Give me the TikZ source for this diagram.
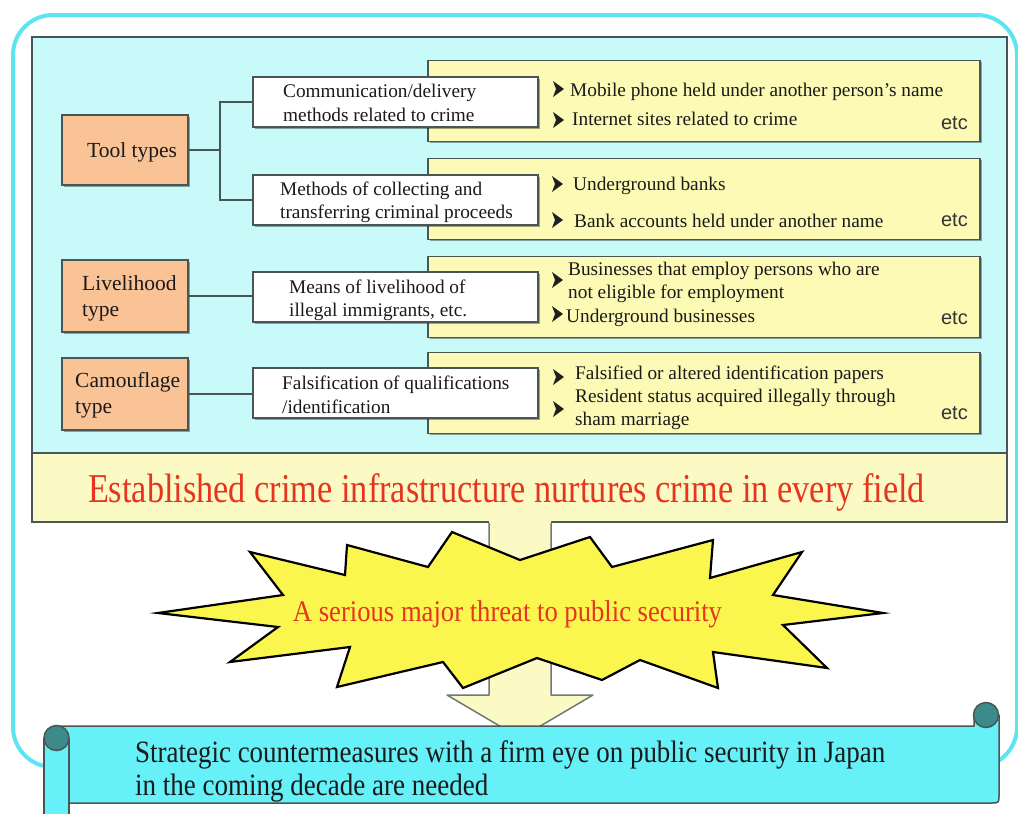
\documentclass[tikz,border=0pt]{standalone}
\usepackage{fontspec}
\setmainfont{Liberation Serif}
\setsansfont{Liberation Sans}
\usepackage{graphicx}
\usetikzlibrary{shadows}
\definecolor{framec}{HTML}{5CE4F0}
\definecolor{panelc}{HTML}{C8FAFA}
\definecolor{yboxc}{HTML}{FCFAB4}
\definecolor{bandc}{HTML}{FCFAC4}
\definecolor{orngc}{HTML}{FAC396}
\definecolor{edgec}{HTML}{4A5656}
\definecolor{redtxt}{HTML}{E6341F}
\definecolor{staryel}{HTML}{FAF64E}
\definecolor{scrollc}{HTML}{66F0F8}
\definecolor{knobc}{HTML}{3C8A8A}
\definecolor{txtc}{HTML}{1A1A1A}
\begin{document}
\begin{tikzpicture}[x=1pt,y=-1pt,
  shd/.style={drop shadow={shadow xshift=1.5pt,shadow yshift=-1.5pt,fill=black,opacity=.35}},
  ybx/.style={draw=edgec, fill=yboxc, line width=1.8pt, inner sep=0pt, minimum width=552pt, minimum height=81pt, shd},
  wbx/.style={draw=edgec, fill=white, line width=1.8pt, inner sep=0pt, minimum width=285pt, minimum height=50pt, shd},
  obx/.style={draw=edgec, fill=orngc, line width=1.8pt, inner sep=0pt, minimum width=126pt, minimum height=71pt, shd},
  bodytxt/.style={font=\fontsize{19.3}{24}\selectfont, text=txtc, inner sep=0pt, anchor=base west},
  labtxt/.style={font=\fontsize{21.5}{27}\selectfont, text=txtc, inner sep=0pt, anchor=base west},
  etcst/.style={font=\sffamily\fontsize{20}{22}\selectfont, text=black!80, inner sep=0pt, anchor=base east},
  conn/.style={draw=edgec, line width=1.8pt},
  scrollst/.style={draw=edgec, fill=scrollc, line width=1.5pt, line join=round},
  knobst/.style={draw=edgec, fill=knobc, line width=1.5pt},
  bul/.pic={\fill[black!88] (-5,-8) -- (6,0) -- (-5,8) -- (-2,0) -- cycle;}
]
\useasboundingbox (0,0) rectangle (1018,814);

% outer frame
\draw[framec, line width=4pt, rounded corners=40pt] (13,15) rectangle (1017,767);

% panel and band
\node[draw=edgec, fill=panelc, line width=2pt, inner sep=0pt, minimum width=975pt, minimum height=416pt] (panel) at (519.5,245) {};
\node[draw=edgec, fill=bandc, line width=2pt, inner sep=0pt, minimum width=975pt, minimum height=69pt] (band) at (519.5,487.5) {};
\node[text=redtxt, inner sep=0pt, anchor=base] (bandtext) at (506.5,502)
  {\resizebox{837pt}{\height}{\fontsize{41}{44}\selectfont Established crime infrastructure nurtures crime in every field}};

% right-hand yellow boxes
\node[ybx] (y1) at (704,101) {};
\node[ybx] (y2) at (704,199) {};
\node[ybx] (y3) at (704,297) {};
\node[ybx] (y4) at (704,393) {};

% white boxes
\node[wbx] (w1) at (395.5,102) {};
\node[wbx] (w2) at (395.5,200) {};
\node[wbx] (w3) at (395.5,297) {};
\node[wbx] (w4) at (395.5,393) {};

% orange boxes
\node[obx, minimum height=70pt] (t1) at (125,150) {};
\node[obx, minimum height=72pt] (t2) at (125,296) {};
\node[obx, minimum height=72pt] (t3) at (125,394) {};

% connectors
\coordinate (tj) at (220,150);
\draw[conn] (t1.east) -- (tj);
\draw[conn] (w1.west) -| (tj) |- (w2.west);
\draw[conn] (t2.east) -- (w2.west |- t2.east);
\draw[conn] (t3.east) -- (w4.west |- t3.east);

% orange labels
\node[labtxt] (t1a) at (87,157) {Tool types};
\node[labtxt] (t2a) at (82,290) {Livelihood};
\node[labtxt] (t2b) at (82,316) {type};
\node[labtxt] (t3a) at (75,387) {Camouflage};
\node[labtxt] (t3b) at (75,413) {type};

% white box labels
\node[bodytxt] (w1a) at (283,97) {Communication/delivery};
\node[bodytxt] (w1b) at (283,121) {methods related to crime};
\node[bodytxt] (w2a) at (280,195) {Methods of collecting and};
\node[bodytxt] (w2b) at (280,218) {transferring criminal proceeds};
\node[bodytxt] (w3a) at (289,293) {Means of livelihood of};
\node[bodytxt] (w3b) at (289,316) {illegal immigrants, etc.};
\node[bodytxt] (w4a) at (282,389) {Falsification of qualifications};
\node[bodytxt] (w4b) at (282,413) {/identification};

% items
\pic at (558,89) {bul};
\pic at (558,120) {bul};
\node[bodytxt] (i1a) at (570,96) {Mobile phone held under another person’s name};
\node[bodytxt] (i1b) at (572,125) {Internet sites related to crime};
\node[etcst] (e1) at (968,129) {etc};

\pic at (557,184) {bul};
\pic at (557,220) {bul};
\node[bodytxt] (i2a) at (573,190) {Underground banks};
\node[bodytxt] (i2b) at (574,227) {Bank accounts held under another name};
\node[etcst] (e2) at (968,226) {etc};

\pic at (557,280) {bul};
\pic at (557,314) {bul};
\node[bodytxt] (i3a) at (568,275) {Businesses that employ persons who are};
\node[bodytxt] (i3b) at (568,298) {not eligible for employment};
\node[bodytxt] (i3c) at (566,322) {Underground businesses};
\node[etcst] (e3) at (968,324) {etc};

\pic at (558,377) {bul};
\pic at (558,409) {bul};
\node[bodytxt] (i4a) at (575,379) {Falsified or altered identification papers};
\node[bodytxt] (i4b) at (575,402) {Resident status acquired illegally through};
\node[bodytxt] (i4c) at (575,425) {sham marriage};
\node[etcst] (e4) at (968,419) {etc};

% big down arrow (behind star and scroll)
\fill[bandc] (489,520) -- (489,695) -- (447,695) -- (520,738) -- (593,695) -- (551,695) -- (551,520) -- cycle;
\draw[edgec!80, line width=1.5pt, line join=round] (489,523) -- (489,695) -- (447,695) -- (520,738) -- (593,695) -- (551,695) -- (551,523);

% star
\draw[black, line width=2.2pt, fill=staryel, line join=miter]
  (158,613) -- (283,595) -- (250,552) -- (345,575) -- (347,545) -- (428,567) -- (452,532) -- (520,560)
  -- (590,537) -- (612,567) -- (713,540) -- (710,578) -- (802,552) -- (773,595) -- (883,613) -- (783,625)
  -- (827,668) -- (713,652) -- (718,688) -- (640,660) -- (602,680) -- (537,658) -- (463,688) -- (443,662)
  -- (337,687) -- (350,647) -- (230,662) -- (278,627) -- cycle;
\node[text=redtxt, inner sep=0pt, anchor=base] (threat) at (507.5,621)
  {\resizebox{429pt}{\height}{\fontsize{30}{33}\selectfont A serious major threat to public security}};

% scroll
\draw[scrollst] (56,726) -- (974,726) -- (974,715) -- (999,715) -- (999,795) .. controls (999,803) .. (991,803) -- (56,803) -- cycle;
\draw[knobst] (986,715) circle (12.5);
\draw[scrollst] (44,738) -- (44,822) -- (69,822) -- (69,738);
\draw[knobst] (56.5,738) circle (12.5);
\node[text=txtc, inner sep=0pt, anchor=base west] (s1) at (135,762)
  {\resizebox{750pt}{\height}{\fontsize{31}{34}\selectfont Strategic countermeasures with a firm eye on public security in Japan}};
\node[text=txtc, inner sep=0pt, anchor=base west] (s2) at (135,795)
  {\resizebox{353pt}{\height}{\fontsize{31}{34}\selectfont in the coming decade are needed}};
\end{tikzpicture}
\end{document}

^^^^

Exercise requirements: Reproduce all of the material exactly, apart from the pictures.

Completed exercise:
Give me the TikZ source for this diagram.
\documentclass[tikz,border=0pt]{standalone}
\usepackage{fontspec}
\setmainfont{Liberation Serif}
\setsansfont{Liberation Sans}
\usepackage{graphicx}
\usetikzlibrary{shadows}
\definecolor{framec}{HTML}{5CE4F0}
\definecolor{panelc}{HTML}{C8FAFA}
\definecolor{yboxc}{HTML}{FCFAB4}
\definecolor{bandc}{HTML}{FCFAC4}
\definecolor{orngc}{HTML}{FAC396}
\definecolor{edgec}{HTML}{4A5656}
\definecolor{redtxt}{HTML}{E6341F}
\definecolor{staryel}{HTML}{FAF64E}
\definecolor{scrollc}{HTML}{66F0F8}
\definecolor{knobc}{HTML}{3C8A8A}
\definecolor{txtc}{HTML}{1A1A1A}
\begin{document}
\begin{tikzpicture}[x=1pt,y=-1pt,
  shd/.style={drop shadow={shadow xshift=1.5pt,shadow yshift=-1.5pt,fill=black,opacity=.35}},
  ybx/.style={draw=edgec, fill=yboxc, line width=1.8pt, inner sep=0pt, minimum width=552pt, minimum height=81pt, shd},
  wbx/.style={draw=edgec, fill=white, line width=1.8pt, inner sep=0pt, minimum width=285pt, minimum height=50pt, shd},
  obx/.style={draw=edgec, fill=orngc, line width=1.8pt, inner sep=0pt, minimum width=126pt, minimum height=71pt, shd},
  bodytxt/.style={font=\fontsize{19.3}{24}\selectfont, text=txtc, inner sep=0pt, anchor=base west},
  labtxt/.style={font=\fontsize{21.5}{27}\selectfont, text=txtc, inner sep=0pt, anchor=base west},
  etcst/.style={font=\sffamily\fontsize{20}{22}\selectfont, text=black!80, inner sep=0pt, anchor=base east},
  conn/.style={draw=edgec, line width=1.8pt},
  scrollst/.style={draw=edgec, fill=scrollc, line width=1.5pt, line join=round},
  knobst/.style={draw=edgec, fill=knobc, line width=1.5pt},
  bul/.pic={\fill[black!88] (-5,-8) -- (6,0) -- (-5,8) -- (-2,0) -- cycle;}
]
\useasboundingbox (0,0) rectangle (1018,814);

% outer frame
\draw[framec, line width=4pt, rounded corners=40pt] (13,15) rectangle (1017,767);

% panel and band
\node[draw=edgec, fill=panelc, line width=2pt, inner sep=0pt, minimum width=975pt, minimum height=416pt] (panel) at (519.5,245) {};
\node[draw=edgec, fill=bandc, line width=2pt, inner sep=0pt, minimum width=975pt, minimum height=69pt] (band) at (519.5,487.5) {};
\node[text=redtxt, inner sep=0pt, anchor=base] (bandtext) at (506.5,502)
  {\resizebox{837pt}{\height}{\fontsize{41}{44}\selectfont Established crime infrastructure nurtures crime in every field}};

% right-hand yellow boxes
\node[ybx] (y1) at (704,101) {};
\node[ybx] (y2) at (704,199) {};
\node[ybx] (y3) at (704,297) {};
\node[ybx] (y4) at (704,393) {};

% white boxes
\node[wbx] (w1) at (395.5,102) {};
\node[wbx] (w2) at (395.5,200) {};
\node[wbx] (w3) at (395.5,297) {};
\node[wbx] (w4) at (395.5,393) {};

% orange boxes
\node[obx, minimum height=70pt] (t1) at (125,150) {};
\node[obx, minimum height=72pt] (t2) at (125,296) {};
\node[obx, minimum height=72pt] (t3) at (125,394) {};

% connectors
\coordinate (tj) at (220,150);
\draw[conn] (t1.east) -- (tj);
\draw[conn] (w1.west) -| (tj) |- (w2.west);
\draw[conn] (t2.east) -- (w2.west |- t2.east);
\draw[conn] (t3.east) -- (w4.west |- t3.east);

% orange labels
\node[labtxt] (t1a) at (87,157) {Tool types};
\node[labtxt] (t2a) at (82,290) {Livelihood};
\node[labtxt] (t2b) at (82,316) {type};
\node[labtxt] (t3a) at (75,387) {Camouflage};
\node[labtxt] (t3b) at (75,413) {type};

% white box labels
\node[bodytxt] (w1a) at (283,97) {Communication/delivery};
\node[bodytxt] (w1b) at (283,121) {methods related to crime};
\node[bodytxt] (w2a) at (280,195) {Methods of collecting and};
\node[bodytxt] (w2b) at (280,218) {transferring criminal proceeds};
\node[bodytxt] (w3a) at (289,293) {Means of livelihood of};
\node[bodytxt] (w3b) at (289,316) {illegal immigrants, etc.};
\node[bodytxt] (w4a) at (282,389) {Falsification of qualifications};
\node[bodytxt] (w4b) at (282,413) {/identification};

% items
\pic at (558,89) {bul};
\pic at (558,120) {bul};
\node[bodytxt] (i1a) at (570,96) {Mobile phone held under another person’s name};
\node[bodytxt] (i1b) at (572,125) {Internet sites related to crime};
\node[etcst] (e1) at (968,129) {etc};

\pic at (557,184) {bul};
\pic at (557,220) {bul};
\node[bodytxt] (i2a) at (573,190) {Underground banks};
\node[bodytxt] (i2b) at (574,227) {Bank accounts held under another name};
\node[etcst] (e2) at (968,226) {etc};

\pic at (557,280) {bul};
\pic at (557,314) {bul};
\node[bodytxt] (i3a) at (568,275) {Businesses that employ persons who are};
\node[bodytxt] (i3b) at (568,298) {not eligible for employment};
\node[bodytxt] (i3c) at (566,322) {Underground businesses};
\node[etcst] (e3) at (968,324) {etc};

\pic at (558,377) {bul};
\pic at (558,409) {bul};
\node[bodytxt] (i4a) at (575,379) {Falsified or altered identification papers};
\node[bodytxt] (i4b) at (575,402) {Resident status acquired illegally through};
\node[bodytxt] (i4c) at (575,425) {sham marriage};
\node[etcst] (e4) at (968,419) {etc};

% big down arrow (behind star and scroll)
\fill[bandc] (489,520) -- (489,695) -- (447,695) -- (520,738) -- (593,695) -- (551,695) -- (551,520) -- cycle;
\draw[edgec!80, line width=1.5pt, line join=round] (489,523) -- (489,695) -- (447,695) -- (520,738) -- (593,695) -- (551,695) -- (551,523);

% star
\draw[black, line width=2.2pt, fill=staryel, line join=miter]
  (158,613) -- (283,595) -- (250,552) -- (345,575) -- (347,545) -- (428,567) -- (452,532) -- (520,560)
  -- (590,537) -- (612,567) -- (713,540) -- (710,578) -- (802,552) -- (773,595) -- (883,613) -- (783,625)
  -- (827,668) -- (713,652) -- (718,688) -- (640,660) -- (602,680) -- (537,658) -- (463,688) -- (443,662)
  -- (337,687) -- (350,647) -- (230,662) -- (278,627) -- cycle;
\node[text=redtxt, inner sep=0pt, anchor=base] (threat) at (507.5,621)
  {\resizebox{429pt}{\height}{\fontsize{30}{33}\selectfont A serious major threat to public security}};

% scroll
\draw[scrollst] (56,726) -- (974,726) -- (974,715) -- (999,715) -- (999,795) .. controls (999,803) .. (991,803) -- (56,803) -- cycle;
\draw[knobst] (986,715) circle (12.5);
\draw[scrollst] (44,738) -- (44,822) -- (69,822) -- (69,738);
\draw[knobst] (56.5,738) circle (12.5);
\node[text=txtc, inner sep=0pt, anchor=base west] (s1) at (135,762)
  {\resizebox{750pt}{\height}{\fontsize{31}{34}\selectfont Strategic countermeasures with a firm eye on public security in Japan}};
\node[text=txtc, inner sep=0pt, anchor=base west] (s2) at (135,795)
  {\resizebox{353pt}{\height}{\fontsize{31}{34}\selectfont in the coming decade are needed}};
\end{tikzpicture}
\end{document}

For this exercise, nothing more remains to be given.